At 1 p.m. on the 22nd, the opening day of the 4th China International Supply Chain Expo (CISCE), humanoids—human-shaped robots—were the first to catch the eye upon entering the China International Exhibition Center in Beijing's Shunyi District. While it is nothing new for humanoids to take center stage at China's major industry expos, this time the displays went beyond "dancing robots" and "boxing robots" to show how deeply advanced technologies such as AI have penetrated real industries and daily life.
In the exhibition halls, the term "embodied intelligence (Embodied AI·具身智能)" appeared frequently, rather than simply "robots (机器人)." Embodied intelligence is an AI application field in which robots interact with the physical environment to learn and evolve, and it is being cultivated by the Chinese government as a core area of the next-generation AI industry. By putting the emphasis on "intelligence" rather than "robots," it suggests the center of gravity is shifting from hardware competition to competition across AI ecosystems.
The robots on display did not stop at showing off agility and balance as before; they stressed real-life applicability. Use cases were presented across various fields, from service robots that face customers in places like cafés to industrial robots, medical robots, and companion robots. It was a scene showing AI expanding from on-screen software into physical spaces.
This shift also showed up in the exhibition hall names. Last year's expo labeled the advanced technology hall as the "digital (数字) technology chain," but this year it was called the "digital-intelligent (数智) technology chain." "Shuzhi (数智)," a portmanteau of "digital (数字)" and "intelligent (智能)," was presented as a key keyword in the recently released 15th Five-Year Plan (2026–2030), covering not only "digitalization," which collects and links data, but also the stage in which AI analyzes it.
◇ 1,200 participants from 85 countries and regions… the star is "AI"
As with last year, AI and robots were the biggest themes. For the first time this year, an "artificial intelligence (AI) zone" clustered with booths from global semiconductor companies such as Nvidia and Intel was set up in the halls, and major AI ecosystem companies including Apple, Qualcomm, Micron, and Alibaba greeted visitors. SK hynix also opened its own booth and displayed semiconductor-related products from partners.
According to the organizers, a total of 676 corporations and institutions from 85 countries and regions and international organizations participated in the expo. Including partners, more than 1,200 corporations and institutions took part. The organizers said, "More than 65% of participating corporations are Fortune 500 companies or industry leaders, and overseas participation stands at 36.5%."
◇ Despite mutual U.S.-China sanctions… industry puts AI cooperation cases front and center
What stood out on site was collaboration between U.S. and Chinese big tech. At Intel's booth, an electric vehicle model jointly developed by Changan Automobile and U.S. semiconductor company Intel was on display. The technology applied to the vehicle is an "AI box," which upgrades vehicle performance by connecting an AI computing box to the vehicle much like attaching an external hard drive to a PC.

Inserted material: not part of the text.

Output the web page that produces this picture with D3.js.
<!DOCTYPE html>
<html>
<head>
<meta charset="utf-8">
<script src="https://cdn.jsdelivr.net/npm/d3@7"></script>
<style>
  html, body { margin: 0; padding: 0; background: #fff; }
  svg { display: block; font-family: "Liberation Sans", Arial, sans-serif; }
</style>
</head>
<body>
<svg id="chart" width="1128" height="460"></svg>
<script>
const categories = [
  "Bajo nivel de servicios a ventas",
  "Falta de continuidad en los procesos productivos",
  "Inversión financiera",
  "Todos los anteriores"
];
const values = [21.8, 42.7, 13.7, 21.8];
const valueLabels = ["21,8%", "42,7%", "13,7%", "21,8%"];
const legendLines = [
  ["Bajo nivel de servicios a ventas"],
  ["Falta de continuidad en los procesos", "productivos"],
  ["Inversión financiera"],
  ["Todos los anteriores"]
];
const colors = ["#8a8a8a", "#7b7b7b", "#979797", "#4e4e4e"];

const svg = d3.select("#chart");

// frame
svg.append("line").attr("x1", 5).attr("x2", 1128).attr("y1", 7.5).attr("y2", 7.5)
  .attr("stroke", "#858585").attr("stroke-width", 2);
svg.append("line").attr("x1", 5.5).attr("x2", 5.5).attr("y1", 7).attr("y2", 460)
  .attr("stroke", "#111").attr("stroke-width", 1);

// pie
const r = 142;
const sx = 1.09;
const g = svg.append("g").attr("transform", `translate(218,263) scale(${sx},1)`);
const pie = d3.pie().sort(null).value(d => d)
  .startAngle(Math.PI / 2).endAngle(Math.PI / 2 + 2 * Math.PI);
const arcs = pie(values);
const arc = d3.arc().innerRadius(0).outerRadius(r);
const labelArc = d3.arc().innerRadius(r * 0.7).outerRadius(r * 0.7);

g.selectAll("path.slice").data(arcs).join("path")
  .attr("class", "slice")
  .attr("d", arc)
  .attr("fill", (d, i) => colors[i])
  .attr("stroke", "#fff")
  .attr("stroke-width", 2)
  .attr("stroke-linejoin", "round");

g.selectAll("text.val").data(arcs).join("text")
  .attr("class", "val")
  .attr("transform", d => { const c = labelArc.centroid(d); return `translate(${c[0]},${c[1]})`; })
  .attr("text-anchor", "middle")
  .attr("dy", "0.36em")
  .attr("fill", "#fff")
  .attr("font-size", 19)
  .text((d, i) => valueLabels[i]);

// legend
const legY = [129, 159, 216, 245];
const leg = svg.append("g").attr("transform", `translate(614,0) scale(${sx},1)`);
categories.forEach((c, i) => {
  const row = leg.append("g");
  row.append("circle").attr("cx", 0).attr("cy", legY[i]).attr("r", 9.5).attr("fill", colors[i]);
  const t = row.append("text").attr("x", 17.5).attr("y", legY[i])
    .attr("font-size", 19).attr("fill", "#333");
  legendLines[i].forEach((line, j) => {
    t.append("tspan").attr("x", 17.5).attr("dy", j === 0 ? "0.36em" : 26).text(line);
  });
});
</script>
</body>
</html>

In conventional cars, computing chips are installed inside the vehicle, so boosting AI performance required replacing them entirely. Changan Automobile and Intel mounted a separate AI computing box onto the body so AI performance can be upgraded continuously without disassembling the vehicle.

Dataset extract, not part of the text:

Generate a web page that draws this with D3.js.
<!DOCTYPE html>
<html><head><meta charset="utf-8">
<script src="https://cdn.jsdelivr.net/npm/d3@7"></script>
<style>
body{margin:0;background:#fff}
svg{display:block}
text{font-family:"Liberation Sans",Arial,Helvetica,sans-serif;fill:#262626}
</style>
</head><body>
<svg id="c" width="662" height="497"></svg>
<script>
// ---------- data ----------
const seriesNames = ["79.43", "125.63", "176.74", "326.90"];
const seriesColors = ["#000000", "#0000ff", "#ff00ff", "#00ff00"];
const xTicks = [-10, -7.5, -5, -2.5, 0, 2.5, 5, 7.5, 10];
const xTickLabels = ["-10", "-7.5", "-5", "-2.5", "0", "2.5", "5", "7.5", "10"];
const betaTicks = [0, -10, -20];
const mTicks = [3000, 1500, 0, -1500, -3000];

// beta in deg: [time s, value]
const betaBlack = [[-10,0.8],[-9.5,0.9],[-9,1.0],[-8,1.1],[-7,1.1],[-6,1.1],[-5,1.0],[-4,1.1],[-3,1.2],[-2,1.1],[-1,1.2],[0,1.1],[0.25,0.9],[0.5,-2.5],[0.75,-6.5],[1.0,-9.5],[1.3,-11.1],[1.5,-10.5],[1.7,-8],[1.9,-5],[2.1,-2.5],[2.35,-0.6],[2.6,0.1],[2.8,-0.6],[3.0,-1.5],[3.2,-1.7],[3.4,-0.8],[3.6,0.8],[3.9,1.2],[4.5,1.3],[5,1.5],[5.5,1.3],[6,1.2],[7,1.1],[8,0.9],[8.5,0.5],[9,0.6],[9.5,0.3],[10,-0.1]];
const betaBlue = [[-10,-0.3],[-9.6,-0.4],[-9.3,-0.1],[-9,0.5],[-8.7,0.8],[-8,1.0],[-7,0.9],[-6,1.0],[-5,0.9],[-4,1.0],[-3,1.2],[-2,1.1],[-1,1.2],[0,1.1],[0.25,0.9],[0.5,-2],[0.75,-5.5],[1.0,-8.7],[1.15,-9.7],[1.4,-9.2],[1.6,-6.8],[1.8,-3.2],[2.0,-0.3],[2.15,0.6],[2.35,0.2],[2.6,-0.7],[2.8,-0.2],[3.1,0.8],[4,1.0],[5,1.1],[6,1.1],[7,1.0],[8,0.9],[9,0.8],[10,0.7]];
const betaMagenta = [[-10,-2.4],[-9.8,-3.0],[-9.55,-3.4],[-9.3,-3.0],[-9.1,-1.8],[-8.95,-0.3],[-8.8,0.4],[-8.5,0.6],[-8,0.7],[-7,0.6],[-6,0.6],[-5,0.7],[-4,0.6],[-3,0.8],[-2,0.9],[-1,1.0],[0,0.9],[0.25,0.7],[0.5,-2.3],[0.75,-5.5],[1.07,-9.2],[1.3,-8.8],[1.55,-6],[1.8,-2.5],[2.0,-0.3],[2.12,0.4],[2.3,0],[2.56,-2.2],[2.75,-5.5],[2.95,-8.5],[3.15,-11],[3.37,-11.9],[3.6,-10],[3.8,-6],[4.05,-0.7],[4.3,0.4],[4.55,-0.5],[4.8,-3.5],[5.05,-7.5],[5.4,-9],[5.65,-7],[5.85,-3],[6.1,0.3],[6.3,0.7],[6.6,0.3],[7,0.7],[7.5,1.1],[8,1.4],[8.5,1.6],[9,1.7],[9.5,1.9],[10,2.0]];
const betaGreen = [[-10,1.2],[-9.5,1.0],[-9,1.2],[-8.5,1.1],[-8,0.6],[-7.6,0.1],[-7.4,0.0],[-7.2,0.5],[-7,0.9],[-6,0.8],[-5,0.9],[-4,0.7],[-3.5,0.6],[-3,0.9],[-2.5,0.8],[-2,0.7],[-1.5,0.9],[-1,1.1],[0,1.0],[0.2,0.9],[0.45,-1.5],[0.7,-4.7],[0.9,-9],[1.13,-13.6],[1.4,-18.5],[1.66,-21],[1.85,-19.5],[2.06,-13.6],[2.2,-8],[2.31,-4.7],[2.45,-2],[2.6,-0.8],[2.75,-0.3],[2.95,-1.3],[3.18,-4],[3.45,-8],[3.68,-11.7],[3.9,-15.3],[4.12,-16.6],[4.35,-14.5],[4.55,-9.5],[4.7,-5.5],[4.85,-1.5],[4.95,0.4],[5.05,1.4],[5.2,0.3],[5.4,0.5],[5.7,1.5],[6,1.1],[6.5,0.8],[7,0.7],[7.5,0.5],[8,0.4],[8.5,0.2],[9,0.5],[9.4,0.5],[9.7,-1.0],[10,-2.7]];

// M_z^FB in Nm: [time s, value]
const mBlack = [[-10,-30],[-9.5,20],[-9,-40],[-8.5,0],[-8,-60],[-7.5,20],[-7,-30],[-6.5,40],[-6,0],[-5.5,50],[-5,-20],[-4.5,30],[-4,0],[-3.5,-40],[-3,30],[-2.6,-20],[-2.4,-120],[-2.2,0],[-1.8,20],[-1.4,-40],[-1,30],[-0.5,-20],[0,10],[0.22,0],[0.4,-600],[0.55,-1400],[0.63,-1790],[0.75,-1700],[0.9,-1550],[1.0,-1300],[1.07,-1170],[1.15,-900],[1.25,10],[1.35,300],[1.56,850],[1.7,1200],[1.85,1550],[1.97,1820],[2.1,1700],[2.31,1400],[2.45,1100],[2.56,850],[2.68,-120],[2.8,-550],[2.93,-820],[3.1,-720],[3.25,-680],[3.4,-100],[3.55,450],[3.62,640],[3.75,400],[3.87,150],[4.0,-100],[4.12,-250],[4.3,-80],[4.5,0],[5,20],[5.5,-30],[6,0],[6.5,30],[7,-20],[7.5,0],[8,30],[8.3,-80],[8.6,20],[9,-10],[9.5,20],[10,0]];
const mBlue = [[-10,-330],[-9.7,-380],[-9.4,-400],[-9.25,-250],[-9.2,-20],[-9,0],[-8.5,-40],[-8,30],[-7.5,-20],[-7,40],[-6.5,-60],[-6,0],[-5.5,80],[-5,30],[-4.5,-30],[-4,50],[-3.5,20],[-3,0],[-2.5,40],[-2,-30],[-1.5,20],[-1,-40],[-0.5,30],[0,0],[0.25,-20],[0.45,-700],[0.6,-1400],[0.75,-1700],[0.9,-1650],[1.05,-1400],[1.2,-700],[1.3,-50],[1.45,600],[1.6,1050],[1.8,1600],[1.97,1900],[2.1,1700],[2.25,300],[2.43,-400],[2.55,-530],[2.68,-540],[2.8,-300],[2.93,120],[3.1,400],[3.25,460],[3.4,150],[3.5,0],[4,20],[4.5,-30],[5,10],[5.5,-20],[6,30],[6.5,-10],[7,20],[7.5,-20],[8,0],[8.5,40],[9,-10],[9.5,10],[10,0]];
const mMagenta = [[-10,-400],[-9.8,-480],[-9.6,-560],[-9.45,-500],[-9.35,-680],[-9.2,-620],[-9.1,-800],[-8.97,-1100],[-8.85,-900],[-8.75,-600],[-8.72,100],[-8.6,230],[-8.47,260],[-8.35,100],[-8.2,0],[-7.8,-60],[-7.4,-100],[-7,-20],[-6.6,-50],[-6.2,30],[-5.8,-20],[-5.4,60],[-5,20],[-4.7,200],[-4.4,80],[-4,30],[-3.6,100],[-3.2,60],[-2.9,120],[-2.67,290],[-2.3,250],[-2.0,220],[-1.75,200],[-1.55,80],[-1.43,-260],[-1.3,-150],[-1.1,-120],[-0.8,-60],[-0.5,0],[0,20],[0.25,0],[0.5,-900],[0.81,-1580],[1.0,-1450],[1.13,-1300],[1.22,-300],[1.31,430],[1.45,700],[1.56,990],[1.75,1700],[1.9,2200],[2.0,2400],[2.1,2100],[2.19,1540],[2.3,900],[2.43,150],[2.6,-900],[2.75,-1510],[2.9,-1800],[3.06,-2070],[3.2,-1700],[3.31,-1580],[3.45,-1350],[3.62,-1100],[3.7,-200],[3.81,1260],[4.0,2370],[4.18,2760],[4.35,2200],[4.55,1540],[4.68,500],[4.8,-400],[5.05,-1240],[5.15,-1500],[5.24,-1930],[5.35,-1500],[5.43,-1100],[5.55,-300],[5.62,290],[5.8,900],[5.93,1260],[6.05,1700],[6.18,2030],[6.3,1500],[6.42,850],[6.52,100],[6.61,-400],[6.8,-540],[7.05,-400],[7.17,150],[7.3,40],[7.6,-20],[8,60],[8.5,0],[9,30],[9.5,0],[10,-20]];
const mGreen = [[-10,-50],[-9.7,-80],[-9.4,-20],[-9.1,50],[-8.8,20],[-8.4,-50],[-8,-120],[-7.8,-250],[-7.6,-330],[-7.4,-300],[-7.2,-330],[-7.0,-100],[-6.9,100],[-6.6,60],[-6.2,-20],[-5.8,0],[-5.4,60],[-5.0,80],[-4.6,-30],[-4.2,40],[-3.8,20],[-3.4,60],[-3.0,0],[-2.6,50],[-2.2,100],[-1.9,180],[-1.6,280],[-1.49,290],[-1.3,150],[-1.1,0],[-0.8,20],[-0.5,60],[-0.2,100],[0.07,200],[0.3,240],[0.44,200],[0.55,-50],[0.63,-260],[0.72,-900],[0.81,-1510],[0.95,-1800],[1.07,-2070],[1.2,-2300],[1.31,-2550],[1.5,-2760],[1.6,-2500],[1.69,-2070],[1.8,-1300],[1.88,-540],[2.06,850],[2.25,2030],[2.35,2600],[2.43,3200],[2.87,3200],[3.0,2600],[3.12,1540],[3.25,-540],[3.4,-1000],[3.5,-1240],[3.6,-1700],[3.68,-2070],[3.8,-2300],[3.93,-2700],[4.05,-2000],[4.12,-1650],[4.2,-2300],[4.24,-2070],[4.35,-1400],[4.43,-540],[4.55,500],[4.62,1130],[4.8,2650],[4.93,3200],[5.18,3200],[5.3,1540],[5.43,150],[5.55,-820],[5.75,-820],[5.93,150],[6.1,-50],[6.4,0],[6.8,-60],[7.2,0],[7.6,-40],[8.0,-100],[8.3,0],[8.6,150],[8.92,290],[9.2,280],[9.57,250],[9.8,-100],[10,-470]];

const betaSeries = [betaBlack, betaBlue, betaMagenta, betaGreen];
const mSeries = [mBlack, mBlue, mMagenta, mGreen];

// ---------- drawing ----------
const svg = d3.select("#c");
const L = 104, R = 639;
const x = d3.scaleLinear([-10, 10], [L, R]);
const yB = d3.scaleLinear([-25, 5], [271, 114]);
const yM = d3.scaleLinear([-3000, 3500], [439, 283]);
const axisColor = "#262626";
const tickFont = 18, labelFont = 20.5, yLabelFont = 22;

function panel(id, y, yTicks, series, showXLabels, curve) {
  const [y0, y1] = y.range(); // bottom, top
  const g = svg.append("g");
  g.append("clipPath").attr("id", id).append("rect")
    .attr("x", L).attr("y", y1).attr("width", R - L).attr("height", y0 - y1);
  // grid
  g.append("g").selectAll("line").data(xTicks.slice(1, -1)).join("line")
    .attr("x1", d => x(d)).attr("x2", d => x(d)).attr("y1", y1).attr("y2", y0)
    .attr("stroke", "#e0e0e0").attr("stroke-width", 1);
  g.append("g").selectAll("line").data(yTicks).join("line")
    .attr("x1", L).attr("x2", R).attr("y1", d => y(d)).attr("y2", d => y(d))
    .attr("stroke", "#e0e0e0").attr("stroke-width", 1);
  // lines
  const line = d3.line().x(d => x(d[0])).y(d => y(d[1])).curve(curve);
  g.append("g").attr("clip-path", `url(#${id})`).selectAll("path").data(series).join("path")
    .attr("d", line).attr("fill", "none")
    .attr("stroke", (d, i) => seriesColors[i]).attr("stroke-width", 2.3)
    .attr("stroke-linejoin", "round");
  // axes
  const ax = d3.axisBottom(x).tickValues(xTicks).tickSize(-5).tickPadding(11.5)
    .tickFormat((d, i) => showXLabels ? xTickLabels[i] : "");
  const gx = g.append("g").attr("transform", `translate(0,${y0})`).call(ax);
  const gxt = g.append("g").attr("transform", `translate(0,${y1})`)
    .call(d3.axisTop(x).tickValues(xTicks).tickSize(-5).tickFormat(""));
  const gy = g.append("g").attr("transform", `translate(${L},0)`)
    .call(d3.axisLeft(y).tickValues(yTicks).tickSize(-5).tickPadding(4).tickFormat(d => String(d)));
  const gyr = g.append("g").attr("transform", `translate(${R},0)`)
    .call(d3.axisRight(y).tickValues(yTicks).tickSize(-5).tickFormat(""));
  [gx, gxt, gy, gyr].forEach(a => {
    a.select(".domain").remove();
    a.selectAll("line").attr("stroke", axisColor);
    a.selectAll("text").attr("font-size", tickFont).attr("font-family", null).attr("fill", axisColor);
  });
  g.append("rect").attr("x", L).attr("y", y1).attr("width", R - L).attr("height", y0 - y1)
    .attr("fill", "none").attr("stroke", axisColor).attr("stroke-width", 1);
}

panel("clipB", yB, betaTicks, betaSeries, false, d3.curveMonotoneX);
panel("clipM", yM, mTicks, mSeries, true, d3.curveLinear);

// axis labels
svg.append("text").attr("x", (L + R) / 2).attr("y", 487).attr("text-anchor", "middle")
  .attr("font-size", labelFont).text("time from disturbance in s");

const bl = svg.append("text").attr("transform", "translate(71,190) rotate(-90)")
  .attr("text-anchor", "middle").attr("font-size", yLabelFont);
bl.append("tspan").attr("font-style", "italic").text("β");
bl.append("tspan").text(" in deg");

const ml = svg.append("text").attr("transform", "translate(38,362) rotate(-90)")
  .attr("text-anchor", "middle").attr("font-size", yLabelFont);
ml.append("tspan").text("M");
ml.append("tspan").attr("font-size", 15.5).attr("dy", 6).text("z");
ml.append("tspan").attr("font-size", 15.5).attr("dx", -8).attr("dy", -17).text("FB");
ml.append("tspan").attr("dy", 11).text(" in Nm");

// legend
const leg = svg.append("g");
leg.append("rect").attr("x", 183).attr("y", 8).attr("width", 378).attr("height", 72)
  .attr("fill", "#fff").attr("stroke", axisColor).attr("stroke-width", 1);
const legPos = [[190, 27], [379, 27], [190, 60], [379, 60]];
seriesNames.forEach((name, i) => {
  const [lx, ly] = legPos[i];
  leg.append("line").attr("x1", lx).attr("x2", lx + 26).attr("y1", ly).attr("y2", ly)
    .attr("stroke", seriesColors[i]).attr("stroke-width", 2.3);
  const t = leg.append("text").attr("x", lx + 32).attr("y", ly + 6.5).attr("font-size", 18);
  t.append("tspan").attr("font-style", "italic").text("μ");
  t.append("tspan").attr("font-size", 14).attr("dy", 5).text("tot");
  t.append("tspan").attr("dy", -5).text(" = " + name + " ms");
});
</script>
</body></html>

U.S. telecommunications and semiconductor company Qualcomm also unveiled a sixth-generation (6G) mobile communication system it demonstrated with ZTE, a Chinese telecom equipment and smartphone maker. Qualcomm's 6G device and ZTE's base station equipment achieved real communication, recording a download speed of 13.7 Gbps. Compared with typical 5G download speeds of under 1 Gbps, that is considerable. However, this was a measured speed in a test environment.
At Nvidia's booth, cooperation with Chinese AI corporations was also highlighted. Not only humanoid makers such as Yinhe Tongyong (银河通用), but also Tencent Cloud (腾讯), Baidu (百度), and Xiaohongshu (小红书) are developing Generative AI, Autonomous Driving, and robot-related services on Nvidia's ecosystem.
This showed that even after the U.S.-China summit, as the two countries continue their competition for technological supremacy and supply chain sanctions, the AI supply chain is operating in an environment where U.S. core technologies interlock with China's application ecosystems. In particular, Chinese corporations prominently showcased cases of commercializing diverse AI services based on U.S. semiconductor and software platforms, underscoring China's presence and influence within the AI supply chain.
Ding Xuexiang, China State Council vice premier, said at the opening ceremony that "the competitiveness of Chinese industry is the result of the combined effects of an industrial system built through reform and opening-up, an ultra-large market, and the continued innovation of a vast talent pool," adding, "As a responsible major country, China firmly supports the stability of global industrial and supply chains through concrete actions."